There are only a few books that have proven as ageless and important as Ayn Rand’s novel, “Atlas Shrugged.” Even now, the book- which was originally published in 1957- is routinely the subject of political debates. It has even received renewed attention during this political season because of Republican vice presidential nominee Paul Ryan’s longtime fondness for Rand’s work.
The book’s political importance- many conservatives have publicly noted how it helped inform their political beliefs- is not to be understated and its success should not be underappreciated.
But although the book has proven to be a beloved conservative novel, its story of individuals standing up against a powerful and unforgiving government was never brought to the big screen until last year. That was when the first film in a series adapted from the book was released nationwide. Now, over a year later, the sequel “Atlas Shrugged: Part 2”- which focuses on the middle portion of the story- arrives in theaters today. I recently had the chance to talk to producer John Aglialoro about the lessons he learned from the book, why the film isn’t aimed at politicians, and if there’ll be a part three.
If you’re unfamiliar with the story, the films revolve around a passionate and successful businesswoman named Dagny Taggart who sees firsthand how out-of-control the government has become as it takes more control over the individual. In this sequel, the cast was completely changed and the production budget- which was approximately ten million on the original- was doubled.
What’s similar, however, is the story’s core focus of individuals fighting for themselves and their own interests. When I asked him what he took away from the novel when he first read it, he replied, “I think the book said to me that you are allowed to have a rational self-interest and it’s good to pursue your own interests.”
After acquiring the rights in 1992, Aglialoro said that he ended up making the first film on a deadline so that he could use the rights before they ran out. He noted that “most great books have been made into movies” and called the story of “Atlas Shrugged” the “greatest epic that was never made into a movie.” He added that in the early 90’s, the Library of Congress and the New York Times conducted a study to determine some of the most influential books in people’s lives and “Atlas Shrugged” was high on the list. Surprisingly, it was one of the few novels- if not the only one- that hadn’t been adapted for the big screen.
That is, of course, until last year.
The sequel hits theaters less than four weeks before voters enter their polling places and cast a vote for the next president of the United States and Aglialoro stated that he and many of his advertisers pushed for the film to come out before the presidential election. He noted that although scheduling the movie before the election forced them to “quicken the pace” of production, it “worked to the advantage of financing the movie because a few of the investors did state… that they were very enthused and interested in and incentivized in their investment by having it come out before the election. And I felt exactly the same way.”
Aglialoro and I also spoke about politics today and if people should be concerned about the government becoming as powerful as it is depicted as in the film. He responded as a businessman himself noting that “the enemy of the entrepreneur is the politician and [that] the politician is like a barking dog.” With that in mind, he argued that entrepreneurs should always be wary of politicians getting too close because entrepreneurs run the risk of getting bitten.

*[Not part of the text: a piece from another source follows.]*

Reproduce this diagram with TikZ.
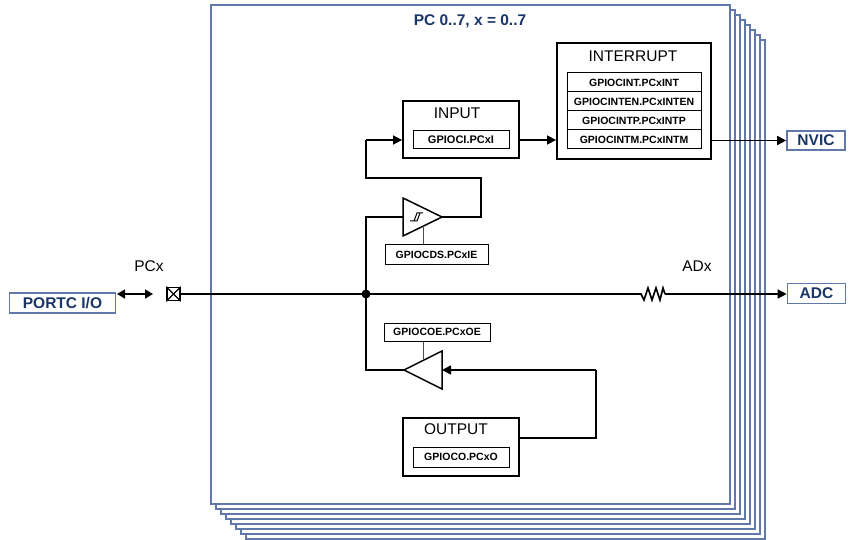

He went on to note that the movie doesn’t seek to change the minds of politicians—whose minds do not provide “fertile soil” for ideological shifts that would benefit entrepreneurs—but to influence the electorate, who choose the politicians that run the government.
As for a third film that concludes the series, Aglialoro said that a third movie would definitely be made after the election.
“I think the only question as for part three will be how massive a budget and how massive an effort,” he said.